In his loneliness, as Gabriel recalls it, he develops a friendship with a first-time writer, 14-year-old Pete. Asked to read the boy’s manuscript by a publisher friend, Ashe (Joe Morton), Gabriel is intrigued by the vivid prose and subject matter, having to do with Pete’s sexual abuse in a basement. Called “The Blacking Factory,” after Dickens’, the story is rendered, while Gabriel reads, in smudgy images that convey panic and horror. Again, the film immerses you in Gabriel’s mind, what he sees and understands, his interpretation of what he reads. Following his seduction by the story, Gabriel comes to speak with the boy over the phone, and finds they share versions of isolation, alienation, and humor, in short, a sense that their lots in life are “shitty.” That Pete appears on screen — in Gabriel’s mind’s eye — as Rory Culkin, you believe he exists.

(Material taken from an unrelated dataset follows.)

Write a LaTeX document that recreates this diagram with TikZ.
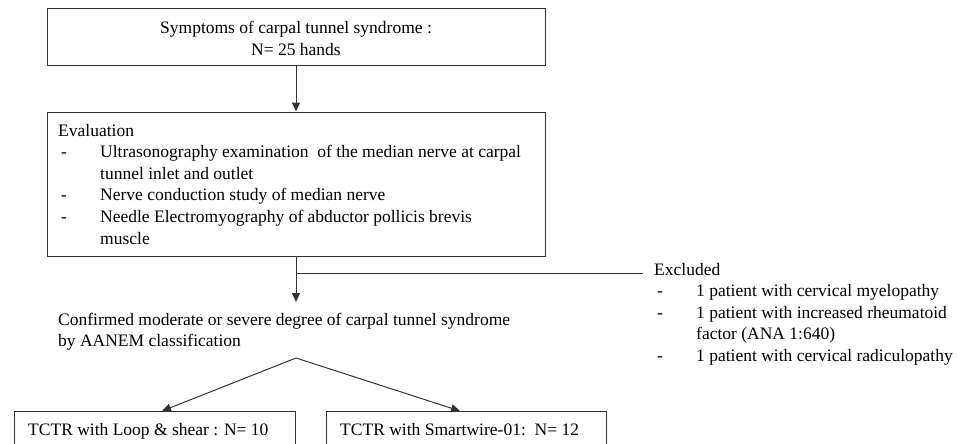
\documentclass[tikz,border=0pt]{standalone}
\usepackage{fontspec}
\setmainfont{Liberation Serif}
\usetikzlibrary{arrows.meta}
\begin{document}
\begin{tikzpicture}[x=1pt,y=-1pt,
  line/.style={draw=black!80,line width=1pt},
  arr/.style={line,-{Triangle[length=9pt,width=8pt]}},
  box/.style={draw=black!80,line width=1pt,inner sep=0pt},
  txt/.style={inner sep=0pt,font=\fontsize{17.5}{21.6}\selectfont},
]
\useasboundingbox (0,0) rectangle (972,444);
\clip (0,0) rectangle (972,444);
% boxes
\node[box,minimum width=498pt,minimum height=57pt] (top) at (296,37.5) {};
\node[txt,anchor=base] (toptxt) at (296,34) {\begin{tabular}[t]{@{}c@{}}Symptoms of carpal tunnel syndrome :\\N= 25 hands\end{tabular}};
\node[box,minimum width=498pt,minimum height=144pt] (eval) at (296,184) {};
\node[txt,anchor=base west] (evaltxt) at (58,136) {\begin{tabular}[t]{@{}p{42pt}@{}l@{}}
\multicolumn{2}{@{}l@{}}{Evaluation}\\
\hspace{3pt}-&Ultrasonography examination\ \ of the median nerve at carpal\\
&tunnel inlet and outlet\\
\hspace{3pt}-&Nerve conduction study of median nerve\\
\hspace{3pt}-&Needle Electromyography of abductor pollicis brevis\\
&muscle
\end{tabular}};
\node[txt,anchor=base west] (conf) at (58,325) {\begin{tabular}[t]{@{}l@{}}Confirmed moderate or severe degree of carpal tunnel syndrome\\by AANEM classification\end{tabular}};
\node[txt,anchor=base west] (excl) at (654,275) {\begin{tabular}[t]{@{}p{42pt}@{}l@{}}
\multicolumn{2}{@{}l@{}}{Excluded}\\
\hspace{3pt}-&1 patient with cervical myelopathy\\
\hspace{3pt}-&1 patient with increased rheumatoid\\
&factor (ANA 1:640)\\
\hspace{3pt}-&1 patient with cervical radiculopathy
\end{tabular}};
\node[box,minimum width=281pt,minimum height=60pt,anchor=north west] (left) at (14,411) {};
\node[txt,anchor=base west] (lefttxt) at (28,435) {TCTR with Loop \& shear : N= 10};
\node[box,minimum width=280pt,minimum height=60pt,anchor=north west] (right) at (326,411) {};
\node[txt,anchor=base west] (righttxt) at (340,435) {TCTR with Smartwire-01:\ \ N= 12};
% coordinates
\coordinate (a2) at (296,302);
\coordinate (j) at (296,273);
\coordinate (jend) at (643,273);
\coordinate (br) at (296,358);
\coordinate (lt) at (162,411);
\coordinate (rt) at (460,411);
% connectors
\draw[arr] (top.south) -- (eval.north);
\draw[arr] (eval.south) -- (a2);
\draw[line] (j) -- (jend);
\draw[arr] (br) -- (lt);
\draw[arr] (br) -- (rt);
\end{tikzpicture}
\end{document}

And then…. Gabriel learns that Pete is also terminally ill and he wants to help. But the boy’s adoptive guardian, a social worker named Donna (Toni Collette), seems inclined to keep them apart. Jess (visiting to fix that fuse box) observes that, over the phone, Pete and Donna actually sound like the same person. Thus begins Gabriel’s search for a “truth,” most specifically, whether or not Pete does exist. Gabriel suspects he’s been had, but doesn’t want to believe that Donna (or whoever she is) is capable of such cruel deception. Worse, he starts to think that he’s not only the victim of such deception, but the perpetrator, that like Donna, he sues people’s stories to suit his own needs and desires, to gain attention, to feel special. At this point he launches into an elaborate effort to track down Pete, which leads him to some tense encounters with Donna, first on the phone (as Pete is in the hospital and unreachable), and then, after a lengthy journey by plane and rental car to Wisconsin, a physical meeting.
This is where the film tips over into silliness, as it pathologizes Donna explicitly. (It’s possible that her bad behavior is Gabriel’s fiction, as he is “remembering” the facts according to his own needs, but this is a step the film leaves to you.) Gabriel asks to see Pete (she says he’s in the hospital again, and near death to boot). “It’s a hard place to be,” Gabriel says, not really about Pete’s condition, “not knowing for sure.” Donna snaps back, accusing him of lacking faith: “You’re the kind of guy who needs proof.”
Even as Donna becomes an easy target (despite Collette’s performance, which is less clunky than the character), Gabriel’s interests are more complex than she thinks. He sees in Donna’s apparent ruse a parallel to his own creative process, his writing and his reading, even as he blames her, seeing her version of this process as malevolent. Gabriel wants to know. He wants to know for sure. The problem is, he can’t.
Tapping into recent public outrages over writers who lie (for instance, J.T. LeRoy and James Frey), The Night Listener‘s indictments are drearily unsubtle. In fact, the sharpest moments have little to do with Gabriel’s ponderous inquiries. Wonderful Sandra Oh, as Anna, Gabriel’s accountant, provides welcome wit and level-headedness amid the hubbub (though she’s not on-screen nearly enough). Anna sees the mystery for the tawdry business it might be: “What if she has him embalmed like that guy from Psycho?” Anna wonders aloud, or… wait for it… “What if she’s the one who doesn’t exist?” That tears it. The question is not what’s real. The question is, who cares, and how does anyone come to care?